Une semaine avant le vote, nous avons organisé un événement au cours duquel 400 personnes se sont alignées de part et d’autre pour applaudir les couples de jeunes mariés – de même sexe ou non – lors de leur passage. C’était un événement très inspirant, le plus grand de ce type en Suisse.

 

Ceci est un extrait édité de notre interview avec Jessica Zuber. Lisez l’interview complète ici.

Peu avant le référendum, des dizaines de milliers de personnes ont participé à la marche des fiertés de Zurich, qui s’est mobilisée en 2021 sous la bannière « Fais-toi confiance. Mariage pour tous maintenant ». Quelque 20 000 personnes et plus de 70 organisations LGBTQI+ ont participé à l’événement, dont beaucoup tenaient des pancartes sur lesquelles on pouvait lire « Oui, je le veux »), l’un des slogans de la campagne pour le mariage pour tous. Dans un pays où les référendums sont régulièrement organisés par lots environ quatre fois par an, celui-ci a été décrit par les organisateurs de la Fierté comme « le vote socio-politique le plus important depuis des décennies ».
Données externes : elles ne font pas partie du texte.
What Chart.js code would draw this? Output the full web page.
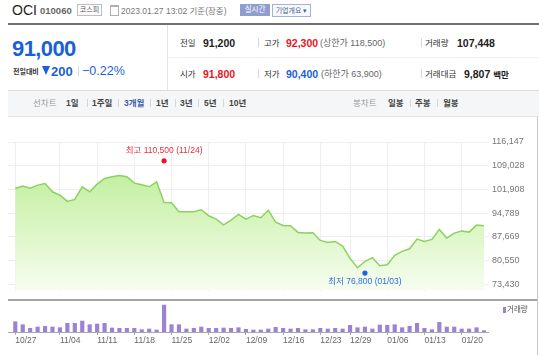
<!DOCTYPE html>
<html><head><meta charset="utf-8">
<script src="https://cdn.jsdelivr.net/npm/chart.js@4"></script>
<style>
html,body{margin:0;padding:0;background:#fff;width:539px;height:355px;overflow:hidden;position:relative;font-family:'Liberation Sans',Arial,'Noto Sans CJK KR',sans-serif;}
.a{position:absolute;white-space:nowrap;line-height:1;transform:translateY(-50%);}
.b{position:absolute;}
.k{font-size:8.5px;color:#333;}
.n{font-size:10.5px;font-weight:bold;color:#222;}
.g{font-size:9px;color:#666;}
.sep{position:absolute;width:1px;background:#d8d8d8;}
.tab{font-size:8.5px;font-weight:bold;color:#444;}
.red{color:#e8141e;}
.blue{color:#1b5fd8;}
canvas{position:absolute;left:0;}
</style></head>
<body>
<!-- title row -->
<span class="a" style="left:12px;top:10px;font-size:14px;color:#1e1e1e;">OCI</span>
<span class="a" style="left:40px;top:11px;font-size:9.5px;font-weight:bold;color:#666;">010060</span>
<div class="b" style="left:77px;top:4px;width:23px;height:10px;border:1px solid #bdbdbd;font-size:7px;line-height:10px;text-align:center;color:#555;">코스피</div>
<div class="b" style="left:110px;top:5px;width:7px;height:8px;border:1px solid #b0b0b0;border-top:2px solid #b0b0b0;"></div>
<span class="a" style="left:121px;top:10.5px;font-size:8.5px;color:#777;">2023.01.27 13:02 기준(장중)</span>
<div class="b" style="left:240px;top:4px;width:30px;height:12px;background:#8f9dcf;font-size:7.5px;line-height:12px;text-align:center;color:#fff;">실시간</div>
<div class="b" style="left:272px;top:4px;width:37px;height:11px;border:1px solid #a8b2d8;background:#f8f9fd;font-size:7px;line-height:11px;text-align:center;color:#4b5d9c;">기업개요 ▾</div>
<div class="b" style="left:8px;top:23px;width:531px;height:2px;background:#707070;"></div>

<!-- info box -->
<div class="b" style="left:167px;top:25px;width:1px;height:65px;background:#e3e3e3;"></div>
<div class="b" style="left:168px;top:57px;width:371px;height:1px;background:#eeeeee;"></div>
<span class="a blue" style="left:12px;top:49px;font-size:22px;font-weight:bold;letter-spacing:-0.6px;">91,000</span>
<span class="a" style="left:13px;top:71px;font-size:7px;font-weight:bold;color:#333;">전일대비</span>
<div class="b" style="left:42px;top:66px;width:0;height:0;border-left:4.5px solid transparent;border-right:4.5px solid transparent;border-top:9px solid #1b5fd8;"></div>
<span class="a blue" style="left:51px;top:71px;font-size:13px;font-weight:bold;">200</span>
<div class="sep" style="left:78px;top:66px;height:10px;"></div>
<span class="a blue" style="left:82px;top:71px;font-size:12.5px;">−0.22%</span>

<span class="a k" style="left:180px;top:42.5px;">전일</span>
<span class="a n" style="left:203px;top:42.5px;">91,200</span>
<div class="sep" style="left:258px;top:38px;height:9px;"></div>
<span class="a k" style="left:264px;top:42.5px;">고가</span>
<span class="a n red" style="left:286px;top:42.5px;">92,300</span>
<span class="a g" style="left:320px;top:42.5px;">(상한가 118,500)</span>
<div class="sep" style="left:421px;top:38px;height:9px;"></div>
<span class="a k" style="left:425px;top:42.5px;">거래량</span>
<span class="a n" style="left:457px;top:42.5px;">107,448</span>

<span class="a k" style="left:180px;top:73.5px;">시가</span>
<span class="a n red" style="left:203px;top:73.5px;">91,800</span>
<div class="sep" style="left:258px;top:69px;height:9px;"></div>
<span class="a k" style="left:264px;top:73.5px;">저가</span>
<span class="a n blue" style="left:286px;top:73.5px;">90,400</span>
<span class="a g" style="left:321px;top:73.5px;">(하한가 63,900)</span>
<div class="sep" style="left:421px;top:69px;height:9px;"></div>
<span class="a k" style="left:425px;top:73.5px;">거래대금</span>
<span class="a n" style="left:464px;top:73.5px;">9,807 <span style="font-size:8.5px;">백만</span></span>

<!-- tab row -->
<div class="b" style="left:8px;top:90px;width:531px;height:25px;background:#f5f6f8;border-top:1px solid #dcdcdc;border-bottom:1px solid #e2e2e2;"></div>
<span class="a" style="left:33px;top:103px;font-size:8.5px;color:#999;">선차트</span>
<span class="a tab" style="left:66px;top:103px;">1일</span>
<div class="sep" style="left:87px;top:99px;height:8px;"></div>
<span class="a tab" style="left:92px;top:103px;">1주일</span>
<div class="sep" style="left:118px;top:99px;height:8px;"></div>
<span class="a tab" style="left:124px;top:103px;color:#4060a8;">3개월</span>
<div class="sep" style="left:150px;top:99px;height:8px;"></div>
<span class="a tab" style="left:156px;top:103px;">1년</span>
<div class="sep" style="left:175px;top:99px;height:8px;"></div>
<span class="a tab" style="left:180px;top:103px;">3년</span>
<div class="sep" style="left:198px;top:99px;height:8px;"></div>
<span class="a tab" style="left:204px;top:103px;">5년</span>
<div class="sep" style="left:223px;top:99px;height:8px;"></div>
<span class="a tab" style="left:229px;top:103px;">10년</span>
<span class="a" style="left:353px;top:103px;font-size:8.5px;color:#999;">봉차트</span>
<span class="a tab" style="left:388px;top:103px;">일봉</span>
<div class="sep" style="left:410px;top:99px;height:8px;"></div>
<span class="a tab" style="left:415px;top:103px;">주봉</span>
<div class="sep" style="left:437px;top:99px;height:8px;"></div>
<span class="a tab" style="left:443px;top:103px;">월봉</span>

<!-- charts -->
<canvas id="price" width="539" height="183" style="top:117px;"></canvas>
<canvas id="vol" width="539" height="55" style="top:300px;"></canvas>
<div class="b" style="left:8px;top:299px;width:530px;height:2px;background:#a3a3a3;"></div>
<div class="b" style="left:537px;top:117px;width:1px;height:238px;background:#c9c9c9;"></div>
<div class="b" style="left:503px;top:307px;width:2.5px;height:6px;background:#9b82d3;"></div>
<span class="a" style="left:507px;top:310px;font-size:7.5px;color:#555;">거래량</span>

<script>
const dates = ['10/27','10/28','10/31','11/01','11/02','11/03','11/04','11/07','11/08','11/09',
  '11/10','11/11','11/14','11/15','11/16','11/17','11/18','11/21','11/22','11/23',
  '11/24','11/25','11/28','11/29','11/30','12/01','12/02','12/05','12/06','12/07',
  '12/08','12/09','12/12','12/13','12/14','12/15','12/16','12/19','12/20','12/21',
  '12/22','12/23','12/26','12/27','12/28','12/29','01/02','01/03','01/04','01/05',
  '01/06','01/09','01/10','01/11','01/12','01/13','01/16','01/17','01/18','01/19',
  '01/20','01/25','01/26','01/27'];
const closePrices = [102200,102900,102300,103200,103700,101200,100200,98300,98900,102700,
  101200,103500,105200,105700,106100,105700,103800,103300,102700,104200,
  98000,97900,95200,95200,95200,95800,94000,93000,91300,92700,
  94400,93000,94100,93400,95700,92100,91100,91000,89000,88800,
  88900,86600,86000,86300,84900,81200,78400,80300,81400,79000,
  79300,82100,83300,84100,87000,86300,86900,89900,87300,88800,
  89400,89100,91200,91000];
const volumes = [837000,594000,297000,405000,459000,405000,351000,702000,702000,891000,
  594000,648000,702000,324000,297000,297000,297000,189000,243000,162000,
  2187000,594000,594000,243000,297000,405000,297000,297000,324000,297000,
  351000,216000,162000,162000,243000,378000,297000,243000,297000,189000,
  189000,297000,243000,297000,243000,540000,351000,405000,243000,567000,
  540000,594000,351000,459000,702000,297000,189000,783000,405000,405000,
  243000,243000,351000,107448];
const priceTicks = [116147,109028,101908,94789,87669,80550,73430];
const dateTicks = ['10/27','11/04','11/11','11/18','11/25','12/02','12/09','12/16','12/23','12/29','01/06','01/13','01/20'];
const highPrice = 110500, highDate = '11/24';
const lowPrice = 76800, lowDate = '01/03';

const FONT = "'Liberation Sans','Noto Sans CJK KR',sans-serif";
const tickIdx = dateTicks.map(d => dates.indexOf(d));
const X_MIN = -0.98, X_MAX = 63.54;
const fmt = v => Number(v).toLocaleString('en-US');

const markerLabels = {
  id: 'markerLabels',
  afterDatasetsDraw(chart) {
    const meta = chart.getDatasetMeta(1);
    const ctx = chart.ctx;
    const hp = meta.data[0], lp = meta.data[1];
    ctx.save();
    ctx.font = '8.5px ' + FONT;
    ctx.textAlign = 'center';
    ctx.textBaseline = 'middle';
    ctx.fillStyle = '#e8323c';
    ctx.fillText('최고 ' + fmt(highPrice) + ' (' + highDate + ')', hp.x, hp.y - 10.5);
    ctx.fillStyle = '#2a72d8';
    ctx.fillText('최저 ' + fmt(lowPrice) + ' (' + lowDate + ')', lp.x, lp.y + 8.5);
    ctx.restore();
  }
};

new Chart(document.getElementById('price'), {
  type: 'line',
  data: {
    datasets: [
      {
        type: 'line',
        data: closePrices.map((v, i) => ({x: i, y: v})),
        borderColor: '#8ad35e',
        borderWidth: 1.5,
        pointRadius: 0,
        tension: 0,
        fill: 'start',
        order: 2,
        backgroundColor: (c) => {
          const area = c.chart.chartArea;
          if (!area) return '#d8f5c0';
          const g = c.chart.ctx.createLinearGradient(0, area.top, 0, area.bottom);
          g.addColorStop(0, '#b5eb8c');
          g.addColorStop(0.6, '#dcf6c6');
          g.addColorStop(1, '#f7fdf1');
          return g;
        }
      },
      {
        type: 'scatter',
        data: [{x: dates.indexOf(highDate), y: highPrice}, {x: dates.indexOf(lowDate), y: lowPrice}],
        pointRadius: 2.6,
        pointBackgroundColor: ['#f3101e', '#1668dc'],
        pointBorderWidth: 0,
        order: 1
      }
    ]
  },
  options: {
    responsive: false, animation: false, events: [],
    layout: {padding: {left: 8, top: 25, right: 0, bottom: 0}},
    plugins: {legend: {display: false}, tooltip: {enabled: false}},
    scales: {
      x: {
        type: 'linear', min: X_MIN, max: X_MAX,
        afterBuildTicks: s => { s.ticks = tickIdx.map(v => ({value: v})); },
        ticks: {display: false},
        grid: {color: '#eeeeee', drawTicks: false},
        border: {display: false},
        afterFit: s => { s.height = 0; }
      },
      y: {
        position: 'right', min: 71534, max: 116147,
        afterBuildTicks: s => { s.ticks = priceTicks.map(v => ({value: v})); },
        ticks: {font: {family: FONT, size: 9}, color: '#777', padding: 4, callback: v => fmt(v)},
        grid: {color: '#eeeeee', drawTicks: false},
        border: {display: false},
        afterFit: s => { s.width = 51; }
      }
    }
  },
  plugins: [markerLabels]
});

new Chart(document.getElementById('vol'), {
  type: 'bar',
  data: {
    datasets: [{
      data: volumes.map((v, i) => ({x: i, y: v})),
      backgroundColor: '#9b82d3',
      barThickness: 3.5,
      borderWidth: 0
    }]
  },
  options: {
    responsive: false, animation: false, events: [],
    layout: {padding: {left: 8, top: 0, right: 0, bottom: 0}},
    plugins: {legend: {display: false}, tooltip: {enabled: false}},
    scales: {
      x: {
        type: 'linear', min: X_MIN, max: X_MAX, offset: false,
        afterBuildTicks: s => { s.ticks = tickIdx.map(v => ({value: v})); },
        grid: {display: true, offset: false, drawOnChartArea: false, drawTicks: true, tickLength: 3, color: '#aaaaaa'},
        border: {display: true, color: '#aaaaaa'},
        ticks: {align: 'start', autoSkip: false, maxRotation: 0, font: {family: FONT, size: 8.5}, color: '#666', padding: 1,
          callback: v => dates[v]},
        afterFit: s => { s.height = 23; }
      },
      y: {
        position: 'right', min: 0, max: 2600000,
        ticks: {display: false},
        grid: {display: false},
        border: {display: false},
        afterFit: s => { s.width = 51; }
      }
    }
  }
});
</script>
</body></html>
Le reste appartient à l’histoire. Le mouvement LGBTQI+ suisse a confirmé dans les urnes que l’esprit du temps est de son côté. La tentative des anti-droits d’utiliser un référendum pour bloquer le progrès a échoué. La Suisse a montré qu’elle dispose d’une majorité importante qui soutient l’égalité des droits. La société civile va maintenant s’efforcer de tirer parti de ce soutien pour faire en sorte que la reconnaissance légale se traduise par une vie exempte de discrimination et de violence pour toutes les personnes LGBTQI+.

NOS APPELS A L’ACTION

  • Les groupes de la société civile suisse devraient surveiller la mise en œuvre de la nouvelle loi et être prêts à faire campagne contre toute réaction anti-droit.
  • Les groupes LGBTQI+ suisses doivent continuer à faire pression pour les droits des trans et la protection des personnes trans contre la violence et la discrimination comme prochaines étapes dans leur lutte pour les droits.
  • La société civile suisse devrait soutenir les campagnes visant à reconnaître le mariage homosexuel dans d’autres États européens – dont l’Italie – où il n’est actuellement pas reconnu.